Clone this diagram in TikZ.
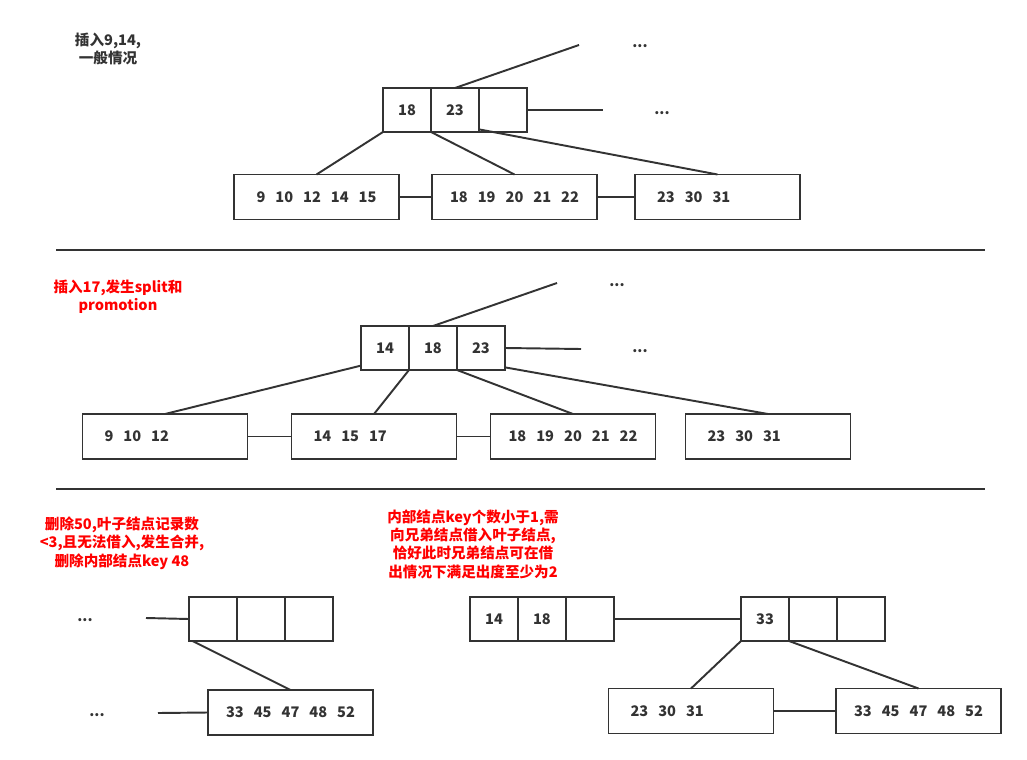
\documentclass[tikz,border=0pt]{standalone}
\usepackage{fontspec}
\setmainfont{Noto Sans CJK SC}
\usetikzlibrary{positioning}
\definecolor{ink}{HTML}{333333}
\tikzset{
  cell/.style={draw=ink,line width=1.1pt,minimum width=0.96cm,minimum height=0.88cm,inner sep=0pt,outer sep=0pt,text=ink},
  leaf/.style={draw=ink,line width=1.1pt,minimum width=3.3cm,minimum height=0.9cm,inner sep=0pt,outer sep=0pt,text=ink},
  leafl/.style={leaf,text width=2.42cm,inner xsep=0.44cm,align=left},
  note/.style={align=center,text=ink},
  rednote/.style={align=center,text=red},
  dots/.style={text=ink},
  edge/.style={draw=ink,line width=1.1pt}
}
\newcommand{\kgap}{\hspace{0.2cm}}
\begin{document}
\begin{tikzpicture}[x=0.02cm,y=-0.02cm,font=\fontsize{8.3}{10.4}\selectfont\bfseries]
\useasboundingbox (0,0) rectangle (1027,760);
% insert 9,14
\node[note] (t1) at (108,49) {插入9,14,\\一般情况};
\node[cell] (a1) at (407,110) {18};
\node[cell,right=0pt of a1] (a2) {23};
\node[cell,right=0pt of a2] (a3) {};
\node[leaf] (b1) at (316.5,197) {9\kgap10\kgap12\kgap14\kgap15};
\node[leaf] (b2) at (514.5,197) {18\kgap19\kgap20\kgap21\kgap22};
\node[leafl] (b3) at (717.5,197) {23\kgap30\kgap31};
\coordinate (a0) at (579,45);
\coordinate (a4) at (603,110);
\node[dots] (d1) at (640,46) {...};
\node[dots] (d2) at (662,113) {...};
\draw[edge] (a2.north) -- (a0);
\draw[edge] (a3.east) -- (a4);
\draw[edge] (a1.south west) -- (b1.north);
\draw[edge] (a2.south west) -- (b2.north);
\draw[edge] ([yshift=1.5pt]a3.south west) -- (b3.north);
\draw[edge] (b1.east) -- (b2.west);
\draw[edge] (b2.east) -- (b3.west);
\draw[ink,line width=1.1pt] (56,250) -- (985,250);
% insert 17
\node[rednote] (t2) at (118,297) {插入17,发生split和\\promotion};
\node[cell] (c1) at (385,348) {14};
\node[cell,right=0pt of c1] (c2) {18};
\node[cell,right=0pt of c2] (c3) {23};
\node[leafl] (e1) at (165,436.5) {9\kgap10\kgap12};
\node[leafl] (e2) at (374,436.5) {14\kgap15\kgap17};
\node[leaf] (e3) at (573,436.5) {18\kgap19\kgap20\kgap21\kgap22};
\node[leafl] (e4) at (768,436.5) {23\kgap30\kgap31};
\coordinate (c0) at (557,283);
\coordinate (c4) at (581,349);
\node[dots] (d3) at (617,285) {...};
\node[dots] (d4) at (640,351) {...};
\draw[edge] (c2.north) -- (c0);
\draw[edge] (c3.east) -- (c4);
\draw[edge] ([yshift=2.5pt]c1.south west) -- (e1.north);
\draw[edge] (c2.south west) -- (e2.north);
\draw[edge] (c3.south west) -- (e3.north);
\draw[edge] ([yshift=1.5pt]c3.south east) -- (e4.north);
\draw[edge] (e1.east) -- (e2.west);
\draw[edge] (e2.east) -- (e3.west);
\draw[ink,line width=1.1pt] (56,489) -- (985,489);
% delete 50
\node[rednote] (t3) at (122,543) {删除50,叶子结点记录数\\<3,且无法借入,发生合并,\\删除内部结点key 48};
\node[rednote] (t4) at (473,544) {内部结点key个数小于1,需\\向兄弟结点借入叶子结点,\\恰好此时兄弟结点可在借\\出情况下满足出度至少为2};
\node[cell] (g1) at (213,619) {};
\node[cell,right=0pt of g1] (g2) {};
\node[cell,right=0pt of g2] (g3) {};
\node[leaf] (f1) at (290.5,712.5) {33\kgap45\kgap47\kgap48\kgap52};
\coordinate (g0) at (146,618);
\coordinate (f0) at (158,713);
\node[dots] (d5) at (85,620) {...};
\node[dots] (d6) at (97,715) {...};
\draw[edge] (g0) -- (g1.west);
\draw[edge] ([xshift=2pt]g1.south west) -- (f1.north);
\draw[edge] (f0) -- (f1.west);
\node[cell] (h1) at (494,619) {14};
\node[cell,right=0pt of h1] (h2) {18};
\node[cell,right=0pt of h2] (h3) {};
\node[cell] (k1) at (765,619) {33};
\node[cell,right=0pt of k1] (k2) {};
\node[cell,right=0pt of k2] (k3) {};
\node[leafl] (m1) at (691,711) {23\kgap30\kgap31};
\node[leaf] (m2) at (918.5,711) {33\kgap45\kgap47\kgap48\kgap52};
\draw[edge] (h3.east) -- (k1.west);
\draw[edge] (k1.south west) -- (m1.north);
\draw[edge] (k2.south west) -- (m2.north);
\draw[edge] (m1.east) -- (m2.west);
\end{tikzpicture}
\end{document}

**Directions for this task:** Take the listing above and print it exactly, apart from the pictures.

**Worked solution:**
Clone this diagram in TikZ.
\documentclass[tikz,border=0pt]{standalone}
\usepackage{fontspec}
\setmainfont{Noto Sans CJK SC}
\usetikzlibrary{positioning}
\definecolor{ink}{HTML}{333333}
\tikzset{
  cell/.style={draw=ink,line width=1.1pt,minimum width=0.96cm,minimum height=0.88cm,inner sep=0pt,outer sep=0pt,text=ink},
  leaf/.style={draw=ink,line width=1.1pt,minimum width=3.3cm,minimum height=0.9cm,inner sep=0pt,outer sep=0pt,text=ink},
  leafl/.style={leaf,text width=2.42cm,inner xsep=0.44cm,align=left},
  note/.style={align=center,text=ink},
  rednote/.style={align=center,text=red},
  dots/.style={text=ink},
  edge/.style={draw=ink,line width=1.1pt}
}
\newcommand{\kgap}{\hspace{0.2cm}}
\begin{document}
\begin{tikzpicture}[x=0.02cm,y=-0.02cm,font=\fontsize{8.3}{10.4}\selectfont\bfseries]
\useasboundingbox (0,0) rectangle (1027,760);
% insert 9,14
\node[note] (t1) at (108,49) {插入9,14,\\一般情况};
\node[cell] (a1) at (407,110) {18};
\node[cell,right=0pt of a1] (a2) {23};
\node[cell,right=0pt of a2] (a3) {};
\node[leaf] (b1) at (316.5,197) {9\kgap10\kgap12\kgap14\kgap15};
\node[leaf] (b2) at (514.5,197) {18\kgap19\kgap20\kgap21\kgap22};
\node[leafl] (b3) at (717.5,197) {23\kgap30\kgap31};
\coordinate (a0) at (579,45);
\coordinate (a4) at (603,110);
\node[dots] (d1) at (640,46) {...};
\node[dots] (d2) at (662,113) {...};
\draw[edge] (a2.north) -- (a0);
\draw[edge] (a3.east) -- (a4);
\draw[edge] (a1.south west) -- (b1.north);
\draw[edge] (a2.south west) -- (b2.north);
\draw[edge] ([yshift=1.5pt]a3.south west) -- (b3.north);
\draw[edge] (b1.east) -- (b2.west);
\draw[edge] (b2.east) -- (b3.west);
\draw[ink,line width=1.1pt] (56,250) -- (985,250);
% insert 17
\node[rednote] (t2) at (118,297) {插入17,发生split和\\promotion};
\node[cell] (c1) at (385,348) {14};
\node[cell,right=0pt of c1] (c2) {18};
\node[cell,right=0pt of c2] (c3) {23};
\node[leafl] (e1) at (165,436.5) {9\kgap10\kgap12};
\node[leafl] (e2) at (374,436.5) {14\kgap15\kgap17};
\node[leaf] (e3) at (573,436.5) {18\kgap19\kgap20\kgap21\kgap22};
\node[leafl] (e4) at (768,436.5) {23\kgap30\kgap31};
\coordinate (c0) at (557,283);
\coordinate (c4) at (581,349);
\node[dots] (d3) at (617,285) {...};
\node[dots] (d4) at (640,351) {...};
\draw[edge] (c2.north) -- (c0);
\draw[edge] (c3.east) -- (c4);
\draw[edge] ([yshift=2.5pt]c1.south west) -- (e1.north);
\draw[edge] (c2.south west) -- (e2.north);
\draw[edge] (c3.south west) -- (e3.north);
\draw[edge] ([yshift=1.5pt]c3.south east) -- (e4.north);
\draw[edge] (e1.east) -- (e2.west);
\draw[edge] (e2.east) -- (e3.west);
\draw[ink,line width=1.1pt] (56,489) -- (985,489);
% delete 50
\node[rednote] (t3) at (122,543) {删除50,叶子结点记录数\\<3,且无法借入,发生合并,\\删除内部结点key 48};
\node[rednote] (t4) at (473,544) {内部结点key个数小于1,需\\向兄弟结点借入叶子结点,\\恰好此时兄弟结点可在借\\出情况下满足出度至少为2};
\node[cell] (g1) at (213,619) {};
\node[cell,right=0pt of g1] (g2) {};
\node[cell,right=0pt of g2] (g3) {};
\node[leaf] (f1) at (290.5,712.5) {33\kgap45\kgap47\kgap48\kgap52};
\coordinate (g0) at (146,618);
\coordinate (f0) at (158,713);
\node[dots] (d5) at (85,620) {...};
\node[dots] (d6) at (97,715) {...};
\draw[edge] (g0) -- (g1.west);
\draw[edge] ([xshift=2pt]g1.south west) -- (f1.north);
\draw[edge] (f0) -- (f1.west);
\node[cell] (h1) at (494,619) {14};
\node[cell,right=0pt of h1] (h2) {18};
\node[cell,right=0pt of h2] (h3) {};
\node[cell] (k1) at (765,619) {33};
\node[cell,right=0pt of k1] (k2) {};
\node[cell,right=0pt of k2] (k3) {};
\node[leafl] (m1) at (691,711) {23\kgap30\kgap31};
\node[leaf] (m2) at (918.5,711) {33\kgap45\kgap47\kgap48\kgap52};
\draw[edge] (h3.east) -- (k1.west);
\draw[edge] (k1.south west) -- (m1.north);
\draw[edge] (k2.south west) -- (m2.north);
\draw[edge] (m1.east) -- (m2.west);
\end{tikzpicture}
\end{document}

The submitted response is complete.